SACRAMENTO, Calif. — Companies hoping for a piece of California's future high-speed rail project would have to disclose whether they transported Holocaust victims or POWs to Nazi camps during World War II, under a bill that passed the state Senate on Thursday.

The measure would require companies seeking contracts with the state's High-Speed Rail Authority to reveal any involvement in transporting people to concentration, prisoner-of-war, labor or extermination camps. They also must report whether they took remedial steps for their action or paid restitution to victims.

The Senate voted 31-1 to approve AB619, sending it back to the Assembly for a final concurrence vote before it heads to Gov. Arnold Schwarzenegger's desk.

The measure's author, Assemblyman Bob Blumenfield, said he hoped it would encourage companies to acknowledge past wrongdoing.

"Any company that has failed to take responsibility for its participation in mass genocide should be made to disclose this fact before being considered for these lucrative contracts," the Woodland Hills Democrat said Thursday.

As originally drafted, the bill would have given the rail authority the power to disqualify bidders based on their disclosures.

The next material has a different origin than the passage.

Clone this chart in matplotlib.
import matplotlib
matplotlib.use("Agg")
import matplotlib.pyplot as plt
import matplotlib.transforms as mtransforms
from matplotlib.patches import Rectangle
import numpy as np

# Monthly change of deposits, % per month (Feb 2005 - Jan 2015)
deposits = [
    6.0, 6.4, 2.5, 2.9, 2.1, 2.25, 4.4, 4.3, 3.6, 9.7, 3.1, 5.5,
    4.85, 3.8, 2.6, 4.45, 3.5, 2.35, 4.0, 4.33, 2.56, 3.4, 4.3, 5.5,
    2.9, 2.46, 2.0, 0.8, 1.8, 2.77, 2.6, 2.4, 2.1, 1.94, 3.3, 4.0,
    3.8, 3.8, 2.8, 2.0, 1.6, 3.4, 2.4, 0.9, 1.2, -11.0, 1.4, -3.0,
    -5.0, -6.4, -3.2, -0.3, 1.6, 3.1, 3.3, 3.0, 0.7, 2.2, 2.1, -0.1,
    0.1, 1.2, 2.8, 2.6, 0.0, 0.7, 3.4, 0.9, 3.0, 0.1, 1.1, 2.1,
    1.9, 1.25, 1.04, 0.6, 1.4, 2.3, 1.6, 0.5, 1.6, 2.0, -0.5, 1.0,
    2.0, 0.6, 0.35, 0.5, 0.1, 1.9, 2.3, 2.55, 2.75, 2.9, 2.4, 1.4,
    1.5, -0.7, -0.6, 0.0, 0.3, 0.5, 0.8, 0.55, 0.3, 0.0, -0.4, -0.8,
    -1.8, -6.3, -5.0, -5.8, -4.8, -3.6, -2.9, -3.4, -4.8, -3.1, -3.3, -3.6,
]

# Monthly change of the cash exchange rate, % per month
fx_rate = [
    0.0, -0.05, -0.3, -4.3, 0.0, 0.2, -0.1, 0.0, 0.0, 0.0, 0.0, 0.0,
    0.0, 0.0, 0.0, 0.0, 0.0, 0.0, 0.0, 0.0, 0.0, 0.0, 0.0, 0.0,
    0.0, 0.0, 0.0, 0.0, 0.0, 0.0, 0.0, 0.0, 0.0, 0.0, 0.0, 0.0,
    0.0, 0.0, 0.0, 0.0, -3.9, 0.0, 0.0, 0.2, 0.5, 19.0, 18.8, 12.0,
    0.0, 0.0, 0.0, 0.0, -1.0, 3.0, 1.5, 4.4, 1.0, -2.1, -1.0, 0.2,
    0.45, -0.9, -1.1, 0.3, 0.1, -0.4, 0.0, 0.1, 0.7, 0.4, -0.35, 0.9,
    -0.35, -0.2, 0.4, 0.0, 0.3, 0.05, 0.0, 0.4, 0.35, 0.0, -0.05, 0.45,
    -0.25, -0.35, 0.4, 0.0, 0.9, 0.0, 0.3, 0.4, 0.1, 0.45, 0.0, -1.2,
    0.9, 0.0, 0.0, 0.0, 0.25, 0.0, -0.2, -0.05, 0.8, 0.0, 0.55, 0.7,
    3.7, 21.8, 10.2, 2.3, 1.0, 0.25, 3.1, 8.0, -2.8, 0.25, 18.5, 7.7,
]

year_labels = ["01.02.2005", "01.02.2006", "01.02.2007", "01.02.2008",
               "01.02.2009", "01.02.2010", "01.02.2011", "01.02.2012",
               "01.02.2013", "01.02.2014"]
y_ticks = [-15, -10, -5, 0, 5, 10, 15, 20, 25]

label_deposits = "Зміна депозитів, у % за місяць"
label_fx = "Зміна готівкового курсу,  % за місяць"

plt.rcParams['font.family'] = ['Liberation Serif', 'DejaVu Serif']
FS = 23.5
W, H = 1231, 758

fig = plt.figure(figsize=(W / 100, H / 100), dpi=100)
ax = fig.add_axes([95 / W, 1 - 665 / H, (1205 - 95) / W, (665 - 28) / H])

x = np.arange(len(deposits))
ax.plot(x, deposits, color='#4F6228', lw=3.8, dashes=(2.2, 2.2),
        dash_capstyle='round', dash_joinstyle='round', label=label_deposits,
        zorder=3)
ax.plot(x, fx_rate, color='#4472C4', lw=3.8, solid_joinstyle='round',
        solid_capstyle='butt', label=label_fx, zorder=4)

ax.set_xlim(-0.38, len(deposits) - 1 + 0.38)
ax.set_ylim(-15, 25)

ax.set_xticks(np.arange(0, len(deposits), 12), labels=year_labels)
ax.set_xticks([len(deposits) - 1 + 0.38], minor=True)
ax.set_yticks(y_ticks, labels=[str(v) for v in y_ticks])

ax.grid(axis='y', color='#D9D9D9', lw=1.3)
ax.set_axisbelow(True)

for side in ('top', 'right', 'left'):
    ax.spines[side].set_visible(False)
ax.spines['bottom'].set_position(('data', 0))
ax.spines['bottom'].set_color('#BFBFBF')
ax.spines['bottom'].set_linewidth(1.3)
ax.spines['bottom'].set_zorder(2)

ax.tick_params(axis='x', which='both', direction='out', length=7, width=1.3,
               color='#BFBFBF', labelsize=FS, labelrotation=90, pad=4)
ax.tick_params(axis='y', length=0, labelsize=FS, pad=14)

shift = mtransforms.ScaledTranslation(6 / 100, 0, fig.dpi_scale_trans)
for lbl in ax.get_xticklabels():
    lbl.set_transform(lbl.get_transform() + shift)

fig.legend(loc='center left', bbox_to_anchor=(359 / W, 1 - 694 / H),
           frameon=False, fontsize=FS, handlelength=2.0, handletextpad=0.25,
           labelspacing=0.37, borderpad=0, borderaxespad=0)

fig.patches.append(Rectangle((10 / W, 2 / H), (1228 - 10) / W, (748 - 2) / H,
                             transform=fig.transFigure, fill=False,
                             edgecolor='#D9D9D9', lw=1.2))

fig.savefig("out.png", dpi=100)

It was later amended to remove that text.

The rail authority will begin accepting bids for the $45 billion project next year, and several international railroads have expressed interest in building the 800-mile rail system.

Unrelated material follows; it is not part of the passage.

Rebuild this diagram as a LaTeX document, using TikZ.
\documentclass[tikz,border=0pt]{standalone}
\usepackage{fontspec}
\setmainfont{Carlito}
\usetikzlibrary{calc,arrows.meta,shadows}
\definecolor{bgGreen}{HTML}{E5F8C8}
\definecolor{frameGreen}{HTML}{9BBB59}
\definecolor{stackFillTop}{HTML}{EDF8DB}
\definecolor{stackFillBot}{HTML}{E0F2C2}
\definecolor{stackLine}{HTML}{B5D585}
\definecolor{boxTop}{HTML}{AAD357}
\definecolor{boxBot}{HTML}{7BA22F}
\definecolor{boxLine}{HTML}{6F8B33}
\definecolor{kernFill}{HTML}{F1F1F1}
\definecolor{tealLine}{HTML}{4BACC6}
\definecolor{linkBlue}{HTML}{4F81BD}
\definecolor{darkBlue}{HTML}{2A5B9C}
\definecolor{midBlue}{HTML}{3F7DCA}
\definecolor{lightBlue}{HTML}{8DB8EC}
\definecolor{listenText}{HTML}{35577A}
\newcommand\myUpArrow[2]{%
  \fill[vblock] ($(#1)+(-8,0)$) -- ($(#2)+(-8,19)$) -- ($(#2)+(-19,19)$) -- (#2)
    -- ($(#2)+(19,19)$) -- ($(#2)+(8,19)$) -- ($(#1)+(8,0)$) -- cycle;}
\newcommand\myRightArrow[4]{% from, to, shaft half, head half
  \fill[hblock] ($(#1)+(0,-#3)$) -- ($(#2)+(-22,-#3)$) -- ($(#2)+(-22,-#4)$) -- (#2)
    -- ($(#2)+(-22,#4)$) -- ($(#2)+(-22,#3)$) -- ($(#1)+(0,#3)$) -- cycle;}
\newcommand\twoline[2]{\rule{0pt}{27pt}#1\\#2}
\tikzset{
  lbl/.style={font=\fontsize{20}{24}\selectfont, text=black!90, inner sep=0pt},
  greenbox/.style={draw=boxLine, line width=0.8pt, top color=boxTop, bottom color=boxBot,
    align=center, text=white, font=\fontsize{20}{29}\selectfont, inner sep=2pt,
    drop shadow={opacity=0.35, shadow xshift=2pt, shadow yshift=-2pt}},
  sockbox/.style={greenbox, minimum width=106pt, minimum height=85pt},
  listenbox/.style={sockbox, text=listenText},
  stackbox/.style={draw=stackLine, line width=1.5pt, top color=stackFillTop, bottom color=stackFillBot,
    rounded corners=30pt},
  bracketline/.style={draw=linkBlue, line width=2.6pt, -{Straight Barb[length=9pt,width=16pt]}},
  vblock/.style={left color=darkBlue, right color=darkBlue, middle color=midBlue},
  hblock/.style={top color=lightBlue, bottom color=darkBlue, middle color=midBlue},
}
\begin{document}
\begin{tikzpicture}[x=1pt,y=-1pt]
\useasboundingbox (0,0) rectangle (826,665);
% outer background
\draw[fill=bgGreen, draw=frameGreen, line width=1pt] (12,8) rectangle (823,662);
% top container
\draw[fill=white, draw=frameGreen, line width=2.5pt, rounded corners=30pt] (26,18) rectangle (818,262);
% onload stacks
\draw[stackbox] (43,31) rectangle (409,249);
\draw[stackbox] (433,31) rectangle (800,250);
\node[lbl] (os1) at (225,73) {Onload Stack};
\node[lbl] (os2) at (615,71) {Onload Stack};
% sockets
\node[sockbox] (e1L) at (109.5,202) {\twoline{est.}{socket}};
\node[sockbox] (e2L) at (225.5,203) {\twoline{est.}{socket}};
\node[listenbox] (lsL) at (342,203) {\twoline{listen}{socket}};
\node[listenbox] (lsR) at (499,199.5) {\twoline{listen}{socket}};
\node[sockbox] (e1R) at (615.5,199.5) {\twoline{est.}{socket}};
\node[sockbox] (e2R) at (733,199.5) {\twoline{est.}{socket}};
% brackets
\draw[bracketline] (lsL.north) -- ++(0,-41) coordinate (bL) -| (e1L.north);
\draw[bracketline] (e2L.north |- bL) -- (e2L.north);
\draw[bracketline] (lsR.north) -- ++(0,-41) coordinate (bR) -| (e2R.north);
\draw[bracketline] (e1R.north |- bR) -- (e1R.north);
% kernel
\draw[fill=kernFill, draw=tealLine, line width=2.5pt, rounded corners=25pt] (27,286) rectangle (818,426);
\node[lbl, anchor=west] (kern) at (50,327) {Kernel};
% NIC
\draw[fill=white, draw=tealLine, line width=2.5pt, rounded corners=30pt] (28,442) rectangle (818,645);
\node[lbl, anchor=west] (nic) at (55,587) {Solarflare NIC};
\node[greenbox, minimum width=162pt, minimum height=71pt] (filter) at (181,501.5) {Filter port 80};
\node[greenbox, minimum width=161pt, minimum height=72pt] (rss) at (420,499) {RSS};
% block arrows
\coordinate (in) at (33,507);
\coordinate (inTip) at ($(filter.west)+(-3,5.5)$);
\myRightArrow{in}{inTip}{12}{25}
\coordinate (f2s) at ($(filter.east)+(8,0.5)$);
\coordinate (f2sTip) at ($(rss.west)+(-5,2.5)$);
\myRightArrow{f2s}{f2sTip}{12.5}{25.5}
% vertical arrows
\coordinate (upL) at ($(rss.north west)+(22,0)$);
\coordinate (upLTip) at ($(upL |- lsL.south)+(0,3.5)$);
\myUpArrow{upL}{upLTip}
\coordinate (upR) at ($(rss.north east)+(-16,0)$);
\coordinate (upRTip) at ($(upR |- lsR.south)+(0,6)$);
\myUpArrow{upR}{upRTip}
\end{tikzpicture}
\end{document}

One of those, the French national railway company, SNCF, was the inspiration behind AB619, Blumenfield said. In 2000, SNCF commissioned and released a study of its wartime operations, which included providing trains, personnel and logistics to the Nazis.

The study concluded that because SNCF was taken over by the Nazis during the German occupation, French railway workers were acting under duress when they transported people to concentration camps.

Blumenfield disputes that claim, saying the company should pay restitution to survivors, which it has not yet done.

A lawyer for SNCF, Peter Kelly, previously said the company would cooperate with AB619's disclosure requirements if they become law. He did not immediately respond to requests for comment Thursday from The Associated Press.

In January, California was awarded more than $2.2 billion in federal funding to help pay for the high-speed rail system. The state's voters approved nearly $10 billion toward the system in 2008.